The Lonesome Orchestra is a collaboration between Sebastiaan Koolhoven and Ton Snijders. It is not the first time that both composers work together. Snijders's solo CDs "Zwaluw 22" and "Thuis", for instance, also were collective actions. For Lonesome Orchestra, this collaboration developed into an equal partnership in the fields of composition as well as production. "Ode to a dream", which was released in May 2014, is the first CD under the flag of Lonesome Orchestra. The first performance took place in the Koningshof theatre in Maassluis on 13 January 2014.

== Style ==
The character of the instrumental music is highly cinematic, especially by the cooperation of the City of Prague Philharmonic. Solo performers like a.o. Emmy Verhey, Angelo Verploegen, and Hermine Deurloo have contributed musically as well.

== History ==
The two met during the Frank Boeijen concerts "Live in Antwerpen" in 2004. Koolhoven made the arrangements for the "Il Novecento Orchestra", Snijders was the keyboard player in the band of Frank Boeijen.

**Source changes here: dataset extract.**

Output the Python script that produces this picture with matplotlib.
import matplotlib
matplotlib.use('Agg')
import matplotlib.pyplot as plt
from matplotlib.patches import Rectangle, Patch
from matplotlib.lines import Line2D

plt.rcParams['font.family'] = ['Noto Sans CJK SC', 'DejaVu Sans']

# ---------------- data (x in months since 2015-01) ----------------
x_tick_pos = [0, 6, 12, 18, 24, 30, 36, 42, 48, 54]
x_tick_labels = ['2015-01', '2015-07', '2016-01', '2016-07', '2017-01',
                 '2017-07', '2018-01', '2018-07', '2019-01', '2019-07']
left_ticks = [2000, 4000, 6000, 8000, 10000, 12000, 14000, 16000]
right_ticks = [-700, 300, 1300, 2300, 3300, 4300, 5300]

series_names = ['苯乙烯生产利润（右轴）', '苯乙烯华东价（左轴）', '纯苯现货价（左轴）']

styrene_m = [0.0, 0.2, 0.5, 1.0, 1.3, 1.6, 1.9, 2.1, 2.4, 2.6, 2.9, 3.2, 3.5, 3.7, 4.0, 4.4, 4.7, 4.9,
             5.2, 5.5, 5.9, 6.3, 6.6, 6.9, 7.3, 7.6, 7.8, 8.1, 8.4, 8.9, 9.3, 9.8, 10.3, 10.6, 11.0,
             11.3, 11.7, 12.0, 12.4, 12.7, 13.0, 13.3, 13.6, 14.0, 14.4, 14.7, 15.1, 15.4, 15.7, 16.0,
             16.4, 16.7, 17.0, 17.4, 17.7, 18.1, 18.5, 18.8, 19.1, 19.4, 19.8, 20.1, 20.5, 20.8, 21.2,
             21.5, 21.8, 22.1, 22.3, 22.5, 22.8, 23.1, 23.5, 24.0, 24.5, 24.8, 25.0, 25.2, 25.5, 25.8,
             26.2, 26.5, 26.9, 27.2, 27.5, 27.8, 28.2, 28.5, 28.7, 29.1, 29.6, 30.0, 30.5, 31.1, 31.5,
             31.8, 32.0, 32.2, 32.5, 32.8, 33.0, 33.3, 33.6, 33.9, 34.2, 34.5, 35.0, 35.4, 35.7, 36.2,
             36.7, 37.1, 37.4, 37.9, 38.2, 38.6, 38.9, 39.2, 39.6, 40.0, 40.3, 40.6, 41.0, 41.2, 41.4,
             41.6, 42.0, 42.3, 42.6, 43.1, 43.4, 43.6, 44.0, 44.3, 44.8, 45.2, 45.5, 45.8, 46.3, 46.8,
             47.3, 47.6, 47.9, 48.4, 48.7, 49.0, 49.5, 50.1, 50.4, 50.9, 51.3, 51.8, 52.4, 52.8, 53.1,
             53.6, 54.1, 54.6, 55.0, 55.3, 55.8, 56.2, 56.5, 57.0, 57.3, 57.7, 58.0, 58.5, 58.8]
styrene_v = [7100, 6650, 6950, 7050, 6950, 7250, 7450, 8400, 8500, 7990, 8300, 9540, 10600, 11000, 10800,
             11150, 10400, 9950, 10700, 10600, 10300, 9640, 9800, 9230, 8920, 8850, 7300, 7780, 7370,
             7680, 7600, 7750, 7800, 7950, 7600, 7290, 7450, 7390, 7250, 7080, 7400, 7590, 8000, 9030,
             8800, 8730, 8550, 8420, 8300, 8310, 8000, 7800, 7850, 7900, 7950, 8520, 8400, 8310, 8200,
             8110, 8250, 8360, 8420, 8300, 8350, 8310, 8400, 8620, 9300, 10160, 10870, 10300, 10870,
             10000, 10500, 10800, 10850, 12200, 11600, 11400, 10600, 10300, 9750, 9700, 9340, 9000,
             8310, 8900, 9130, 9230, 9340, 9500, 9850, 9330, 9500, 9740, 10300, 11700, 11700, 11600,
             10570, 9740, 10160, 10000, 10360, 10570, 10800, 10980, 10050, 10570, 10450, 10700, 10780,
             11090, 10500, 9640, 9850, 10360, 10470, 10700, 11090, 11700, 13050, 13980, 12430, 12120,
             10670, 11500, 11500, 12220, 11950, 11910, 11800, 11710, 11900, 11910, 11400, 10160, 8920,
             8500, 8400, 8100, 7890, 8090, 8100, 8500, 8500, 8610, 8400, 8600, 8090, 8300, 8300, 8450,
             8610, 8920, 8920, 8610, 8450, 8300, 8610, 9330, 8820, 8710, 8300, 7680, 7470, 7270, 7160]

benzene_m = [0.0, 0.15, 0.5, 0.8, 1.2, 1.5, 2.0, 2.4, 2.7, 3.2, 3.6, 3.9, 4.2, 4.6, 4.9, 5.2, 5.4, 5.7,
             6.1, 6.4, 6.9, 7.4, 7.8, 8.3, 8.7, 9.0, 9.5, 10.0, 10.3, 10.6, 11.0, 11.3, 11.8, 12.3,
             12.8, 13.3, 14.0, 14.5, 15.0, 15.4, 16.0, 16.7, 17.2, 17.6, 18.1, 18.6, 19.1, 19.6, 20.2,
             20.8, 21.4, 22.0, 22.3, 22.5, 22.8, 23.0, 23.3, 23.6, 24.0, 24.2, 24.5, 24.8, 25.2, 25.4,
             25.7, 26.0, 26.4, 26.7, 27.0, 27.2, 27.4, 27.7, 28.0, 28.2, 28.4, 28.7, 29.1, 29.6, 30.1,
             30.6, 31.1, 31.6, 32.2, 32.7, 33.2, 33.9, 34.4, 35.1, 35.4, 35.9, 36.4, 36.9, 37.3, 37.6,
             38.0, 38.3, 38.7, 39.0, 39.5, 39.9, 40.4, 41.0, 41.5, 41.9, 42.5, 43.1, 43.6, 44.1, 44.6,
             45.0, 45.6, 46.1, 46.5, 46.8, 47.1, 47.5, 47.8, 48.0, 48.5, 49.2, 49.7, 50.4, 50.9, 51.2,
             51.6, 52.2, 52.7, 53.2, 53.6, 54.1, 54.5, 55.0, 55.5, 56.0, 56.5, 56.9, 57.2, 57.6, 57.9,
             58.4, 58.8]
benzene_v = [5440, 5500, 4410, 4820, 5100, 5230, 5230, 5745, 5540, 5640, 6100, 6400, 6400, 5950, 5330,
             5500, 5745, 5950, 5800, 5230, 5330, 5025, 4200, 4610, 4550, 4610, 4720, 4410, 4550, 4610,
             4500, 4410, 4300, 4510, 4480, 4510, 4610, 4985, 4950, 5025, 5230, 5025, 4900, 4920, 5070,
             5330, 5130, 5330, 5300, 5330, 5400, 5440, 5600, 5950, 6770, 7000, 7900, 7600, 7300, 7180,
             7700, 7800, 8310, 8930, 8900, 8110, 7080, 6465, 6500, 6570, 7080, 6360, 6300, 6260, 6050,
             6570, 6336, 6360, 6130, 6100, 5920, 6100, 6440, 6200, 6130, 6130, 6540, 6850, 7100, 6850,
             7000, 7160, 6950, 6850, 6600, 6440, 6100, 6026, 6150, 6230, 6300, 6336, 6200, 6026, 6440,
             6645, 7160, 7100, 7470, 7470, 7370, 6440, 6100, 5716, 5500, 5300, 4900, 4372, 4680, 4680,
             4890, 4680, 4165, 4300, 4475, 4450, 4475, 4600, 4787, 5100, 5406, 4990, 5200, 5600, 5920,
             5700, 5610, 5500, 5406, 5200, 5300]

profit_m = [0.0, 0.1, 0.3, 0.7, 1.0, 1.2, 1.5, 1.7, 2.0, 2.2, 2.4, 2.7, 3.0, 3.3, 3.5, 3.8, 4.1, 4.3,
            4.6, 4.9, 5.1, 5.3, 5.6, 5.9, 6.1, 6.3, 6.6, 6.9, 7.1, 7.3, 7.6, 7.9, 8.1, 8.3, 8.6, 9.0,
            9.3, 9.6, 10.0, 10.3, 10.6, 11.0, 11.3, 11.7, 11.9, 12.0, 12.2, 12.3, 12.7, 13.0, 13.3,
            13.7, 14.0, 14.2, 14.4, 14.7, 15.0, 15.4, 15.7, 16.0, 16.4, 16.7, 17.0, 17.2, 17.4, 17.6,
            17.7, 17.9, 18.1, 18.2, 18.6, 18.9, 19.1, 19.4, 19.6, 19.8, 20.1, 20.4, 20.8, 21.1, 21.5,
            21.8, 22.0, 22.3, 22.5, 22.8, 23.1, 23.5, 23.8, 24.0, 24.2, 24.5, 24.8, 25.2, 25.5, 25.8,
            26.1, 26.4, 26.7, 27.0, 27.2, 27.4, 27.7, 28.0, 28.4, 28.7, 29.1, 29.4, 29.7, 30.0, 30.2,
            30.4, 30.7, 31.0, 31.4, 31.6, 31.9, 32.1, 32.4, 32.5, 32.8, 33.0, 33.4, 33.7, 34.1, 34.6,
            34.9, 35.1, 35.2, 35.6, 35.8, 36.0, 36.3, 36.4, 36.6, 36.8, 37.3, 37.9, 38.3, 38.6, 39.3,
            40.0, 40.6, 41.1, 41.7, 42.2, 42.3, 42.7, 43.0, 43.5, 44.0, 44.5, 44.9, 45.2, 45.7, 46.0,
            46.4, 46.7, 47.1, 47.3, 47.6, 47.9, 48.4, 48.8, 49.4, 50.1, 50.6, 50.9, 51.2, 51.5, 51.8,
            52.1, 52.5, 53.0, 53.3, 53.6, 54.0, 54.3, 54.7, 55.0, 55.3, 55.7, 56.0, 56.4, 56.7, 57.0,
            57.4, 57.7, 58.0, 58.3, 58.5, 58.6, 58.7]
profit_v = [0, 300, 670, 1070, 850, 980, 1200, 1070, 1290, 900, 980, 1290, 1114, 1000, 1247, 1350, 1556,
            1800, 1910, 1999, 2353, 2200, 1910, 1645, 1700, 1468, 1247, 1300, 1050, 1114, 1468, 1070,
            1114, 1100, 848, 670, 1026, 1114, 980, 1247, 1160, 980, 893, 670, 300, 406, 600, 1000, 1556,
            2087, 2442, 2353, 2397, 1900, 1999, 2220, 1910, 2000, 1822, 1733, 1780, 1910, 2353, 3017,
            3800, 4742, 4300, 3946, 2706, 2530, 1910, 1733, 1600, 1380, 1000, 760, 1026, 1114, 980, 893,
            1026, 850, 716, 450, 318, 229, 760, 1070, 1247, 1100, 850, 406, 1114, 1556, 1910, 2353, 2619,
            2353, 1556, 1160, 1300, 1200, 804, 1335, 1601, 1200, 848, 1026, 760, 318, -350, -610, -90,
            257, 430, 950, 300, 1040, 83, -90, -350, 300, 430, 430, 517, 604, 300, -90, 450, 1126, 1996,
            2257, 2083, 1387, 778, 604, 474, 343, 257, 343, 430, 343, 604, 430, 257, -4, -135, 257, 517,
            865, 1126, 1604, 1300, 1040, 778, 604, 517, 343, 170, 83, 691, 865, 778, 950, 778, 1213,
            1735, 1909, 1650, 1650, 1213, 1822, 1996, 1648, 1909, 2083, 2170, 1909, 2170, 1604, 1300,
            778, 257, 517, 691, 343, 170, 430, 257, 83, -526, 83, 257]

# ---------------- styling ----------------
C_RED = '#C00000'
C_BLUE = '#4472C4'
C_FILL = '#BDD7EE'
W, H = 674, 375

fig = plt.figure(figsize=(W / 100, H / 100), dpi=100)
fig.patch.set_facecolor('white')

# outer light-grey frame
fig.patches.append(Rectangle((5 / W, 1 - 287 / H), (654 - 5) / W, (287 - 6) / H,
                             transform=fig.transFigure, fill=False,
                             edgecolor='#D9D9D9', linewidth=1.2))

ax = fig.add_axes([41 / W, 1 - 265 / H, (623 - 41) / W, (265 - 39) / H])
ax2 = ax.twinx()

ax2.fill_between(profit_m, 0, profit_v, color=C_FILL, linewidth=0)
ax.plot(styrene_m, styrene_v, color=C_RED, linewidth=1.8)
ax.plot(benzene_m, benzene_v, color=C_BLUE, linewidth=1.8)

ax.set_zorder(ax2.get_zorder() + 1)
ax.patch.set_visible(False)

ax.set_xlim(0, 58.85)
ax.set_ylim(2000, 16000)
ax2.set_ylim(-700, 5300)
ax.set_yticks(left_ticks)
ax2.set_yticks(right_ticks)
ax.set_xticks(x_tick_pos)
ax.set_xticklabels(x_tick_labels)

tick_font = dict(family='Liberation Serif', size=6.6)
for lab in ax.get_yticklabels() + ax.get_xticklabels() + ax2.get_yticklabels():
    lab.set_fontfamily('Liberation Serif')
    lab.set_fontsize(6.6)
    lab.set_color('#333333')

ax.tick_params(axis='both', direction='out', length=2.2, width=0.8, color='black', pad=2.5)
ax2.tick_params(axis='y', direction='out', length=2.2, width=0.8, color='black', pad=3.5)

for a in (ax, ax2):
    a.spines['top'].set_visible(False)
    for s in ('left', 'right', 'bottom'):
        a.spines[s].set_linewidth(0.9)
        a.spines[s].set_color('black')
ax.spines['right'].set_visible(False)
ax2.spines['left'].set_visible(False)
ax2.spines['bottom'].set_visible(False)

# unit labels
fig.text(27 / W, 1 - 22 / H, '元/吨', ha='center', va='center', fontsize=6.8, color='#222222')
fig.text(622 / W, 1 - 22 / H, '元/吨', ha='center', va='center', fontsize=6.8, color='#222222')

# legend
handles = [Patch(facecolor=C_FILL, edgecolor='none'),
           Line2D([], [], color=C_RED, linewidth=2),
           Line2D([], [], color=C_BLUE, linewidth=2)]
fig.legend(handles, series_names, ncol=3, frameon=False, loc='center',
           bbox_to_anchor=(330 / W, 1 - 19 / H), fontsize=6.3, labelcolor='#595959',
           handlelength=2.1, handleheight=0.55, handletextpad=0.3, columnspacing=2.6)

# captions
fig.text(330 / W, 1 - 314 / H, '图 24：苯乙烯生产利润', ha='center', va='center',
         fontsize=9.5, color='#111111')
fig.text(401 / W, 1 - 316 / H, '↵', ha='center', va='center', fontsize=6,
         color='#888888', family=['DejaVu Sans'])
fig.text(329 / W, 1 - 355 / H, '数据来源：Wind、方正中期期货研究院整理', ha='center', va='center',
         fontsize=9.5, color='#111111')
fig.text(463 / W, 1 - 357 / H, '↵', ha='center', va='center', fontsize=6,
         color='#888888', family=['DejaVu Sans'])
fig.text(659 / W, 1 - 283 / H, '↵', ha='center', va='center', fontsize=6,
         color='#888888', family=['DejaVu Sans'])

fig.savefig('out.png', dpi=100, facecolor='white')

Their strong personal and musical click made them decide to intensify their collaboration during the realization of "Zwaluw 22" (2007) and "Thuis" (2010), Snijders' two solo CDs.

== Origin of the music ==
Solo performers who contributed to this CD were Emmy Verhey (violin), Angelo Verploeg (trumpet, flugelhorn), Hermine Deurloo (mouth organ), and Ro Kraus (violin, viola). Some of the recordings were done with the City of Prague Philharmonic in Prague. Part of the concerts are projections, partly based on these historic stereographies.